DIRECTIVE
Skipping all pictures, set down the lines of the listing from the first through the one with "(86,315) -- cycle;".

——————————

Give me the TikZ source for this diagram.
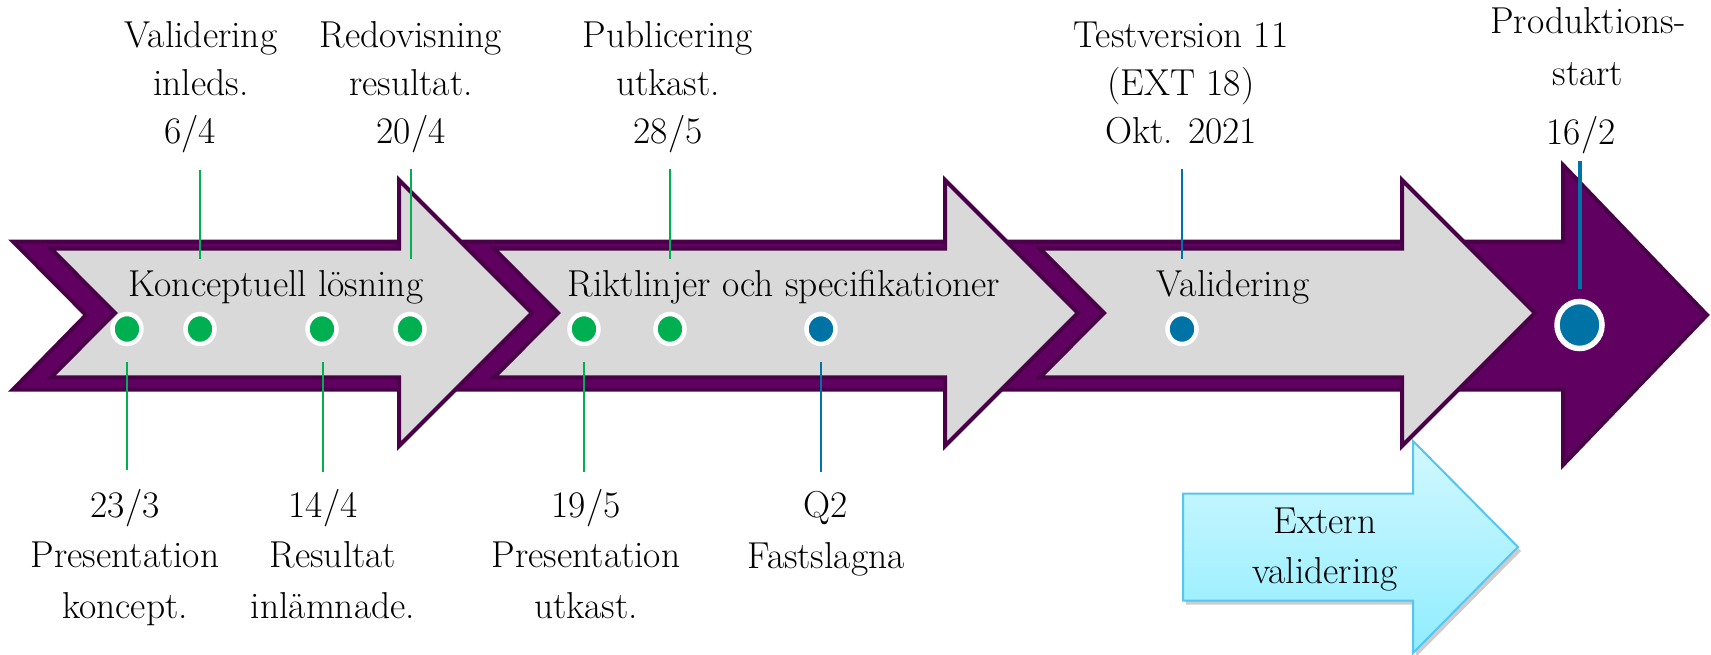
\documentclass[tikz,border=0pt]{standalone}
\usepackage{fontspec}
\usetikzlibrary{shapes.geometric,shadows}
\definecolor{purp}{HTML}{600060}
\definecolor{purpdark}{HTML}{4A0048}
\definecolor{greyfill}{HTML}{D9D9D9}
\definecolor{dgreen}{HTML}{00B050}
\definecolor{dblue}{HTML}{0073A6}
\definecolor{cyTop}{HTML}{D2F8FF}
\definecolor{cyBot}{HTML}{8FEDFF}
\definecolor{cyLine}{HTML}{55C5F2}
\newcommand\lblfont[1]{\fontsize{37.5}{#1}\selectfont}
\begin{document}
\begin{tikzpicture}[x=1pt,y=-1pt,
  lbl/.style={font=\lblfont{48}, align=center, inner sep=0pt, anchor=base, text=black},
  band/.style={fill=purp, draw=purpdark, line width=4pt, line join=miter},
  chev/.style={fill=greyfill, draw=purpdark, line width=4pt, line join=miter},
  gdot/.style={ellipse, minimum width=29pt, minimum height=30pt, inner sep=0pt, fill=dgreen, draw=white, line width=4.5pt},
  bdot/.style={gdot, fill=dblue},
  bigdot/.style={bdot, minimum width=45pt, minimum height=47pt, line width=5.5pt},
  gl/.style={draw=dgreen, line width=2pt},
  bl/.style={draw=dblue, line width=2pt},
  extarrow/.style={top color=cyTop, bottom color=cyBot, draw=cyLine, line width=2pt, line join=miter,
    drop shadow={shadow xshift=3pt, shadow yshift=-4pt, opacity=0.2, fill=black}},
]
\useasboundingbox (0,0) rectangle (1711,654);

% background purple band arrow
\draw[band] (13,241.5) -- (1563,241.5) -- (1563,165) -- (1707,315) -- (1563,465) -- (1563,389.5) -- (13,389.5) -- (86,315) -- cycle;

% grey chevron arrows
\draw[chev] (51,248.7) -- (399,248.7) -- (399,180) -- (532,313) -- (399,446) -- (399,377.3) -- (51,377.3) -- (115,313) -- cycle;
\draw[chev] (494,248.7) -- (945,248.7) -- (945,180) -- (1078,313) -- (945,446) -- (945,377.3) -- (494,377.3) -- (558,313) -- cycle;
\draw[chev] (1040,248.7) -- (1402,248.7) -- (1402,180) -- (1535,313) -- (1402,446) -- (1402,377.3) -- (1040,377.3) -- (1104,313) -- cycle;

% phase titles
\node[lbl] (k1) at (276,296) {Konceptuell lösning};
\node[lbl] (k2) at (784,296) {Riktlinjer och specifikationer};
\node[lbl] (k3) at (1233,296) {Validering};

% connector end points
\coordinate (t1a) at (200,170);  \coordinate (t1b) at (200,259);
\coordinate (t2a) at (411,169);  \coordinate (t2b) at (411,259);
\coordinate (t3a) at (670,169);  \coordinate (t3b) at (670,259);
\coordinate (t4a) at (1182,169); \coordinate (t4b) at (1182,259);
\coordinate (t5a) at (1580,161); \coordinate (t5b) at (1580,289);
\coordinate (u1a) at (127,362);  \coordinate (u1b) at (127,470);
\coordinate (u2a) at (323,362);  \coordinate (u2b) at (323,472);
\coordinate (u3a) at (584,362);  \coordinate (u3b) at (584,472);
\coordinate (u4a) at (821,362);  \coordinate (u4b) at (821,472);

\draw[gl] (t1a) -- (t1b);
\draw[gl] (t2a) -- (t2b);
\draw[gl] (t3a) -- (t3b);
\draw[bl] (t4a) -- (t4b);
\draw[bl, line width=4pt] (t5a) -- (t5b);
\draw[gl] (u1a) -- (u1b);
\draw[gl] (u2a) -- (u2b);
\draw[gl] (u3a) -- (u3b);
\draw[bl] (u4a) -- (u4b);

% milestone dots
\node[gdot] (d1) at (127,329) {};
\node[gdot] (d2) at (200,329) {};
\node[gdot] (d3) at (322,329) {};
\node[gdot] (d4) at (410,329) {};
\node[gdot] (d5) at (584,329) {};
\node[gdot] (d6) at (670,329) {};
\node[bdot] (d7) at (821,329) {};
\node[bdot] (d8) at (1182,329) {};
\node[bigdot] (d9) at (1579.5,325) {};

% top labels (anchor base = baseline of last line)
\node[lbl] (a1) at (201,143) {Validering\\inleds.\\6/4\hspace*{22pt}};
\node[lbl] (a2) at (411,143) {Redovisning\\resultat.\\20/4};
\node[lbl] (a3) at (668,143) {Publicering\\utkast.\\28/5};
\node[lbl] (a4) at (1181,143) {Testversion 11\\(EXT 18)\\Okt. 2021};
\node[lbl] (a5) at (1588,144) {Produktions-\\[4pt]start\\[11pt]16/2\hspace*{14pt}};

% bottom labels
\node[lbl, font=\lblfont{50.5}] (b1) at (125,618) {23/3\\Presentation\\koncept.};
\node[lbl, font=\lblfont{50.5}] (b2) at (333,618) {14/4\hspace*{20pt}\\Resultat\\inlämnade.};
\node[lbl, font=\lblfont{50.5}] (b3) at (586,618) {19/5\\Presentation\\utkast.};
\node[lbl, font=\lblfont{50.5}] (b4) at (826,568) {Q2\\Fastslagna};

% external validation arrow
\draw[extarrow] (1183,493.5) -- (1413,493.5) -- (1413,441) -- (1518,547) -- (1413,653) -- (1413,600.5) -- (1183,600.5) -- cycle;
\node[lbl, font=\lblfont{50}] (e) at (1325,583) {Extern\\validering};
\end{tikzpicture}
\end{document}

——————————

OUTPUT OF THE EXERCISE
Give me the TikZ source for this diagram.
\documentclass[tikz,border=0pt]{standalone}
\usepackage{fontspec}
\usetikzlibrary{shapes.geometric,shadows}
\definecolor{purp}{HTML}{600060}
\definecolor{purpdark}{HTML}{4A0048}
\definecolor{greyfill}{HTML}{D9D9D9}
\definecolor{dgreen}{HTML}{00B050}
\definecolor{dblue}{HTML}{0073A6}
\definecolor{cyTop}{HTML}{D2F8FF}
\definecolor{cyBot}{HTML}{8FEDFF}
\definecolor{cyLine}{HTML}{55C5F2}
\newcommand\lblfont[1]{\fontsize{37.5}{#1}\selectfont}
\begin{document}
\begin{tikzpicture}[x=1pt,y=-1pt,
  lbl/.style={font=\lblfont{48}, align=center, inner sep=0pt, anchor=base, text=black},
  band/.style={fill=purp, draw=purpdark, line width=4pt, line join=miter},
  chev/.style={fill=greyfill, draw=purpdark, line width=4pt, line join=miter},
  gdot/.style={ellipse, minimum width=29pt, minimum height=30pt, inner sep=0pt, fill=dgreen, draw=white, line width=4.5pt},
  bdot/.style={gdot, fill=dblue},
  bigdot/.style={bdot, minimum width=45pt, minimum height=47pt, line width=5.5pt},
  gl/.style={draw=dgreen, line width=2pt},
  bl/.style={draw=dblue, line width=2pt},
  extarrow/.style={top color=cyTop, bottom color=cyBot, draw=cyLine, line width=2pt, line join=miter,
    drop shadow={shadow xshift=3pt, shadow yshift=-4pt, opacity=0.2, fill=black}},
]
\useasboundingbox (0,0) rectangle (1711,654);

% background purple band arrow
\draw[band] (13,241.5) -- (1563,241.5) -- (1563,165) -- (1707,315) -- (1563,465) -- (1563,389.5) -- (13,389.5) -- (86,315) -- cycle;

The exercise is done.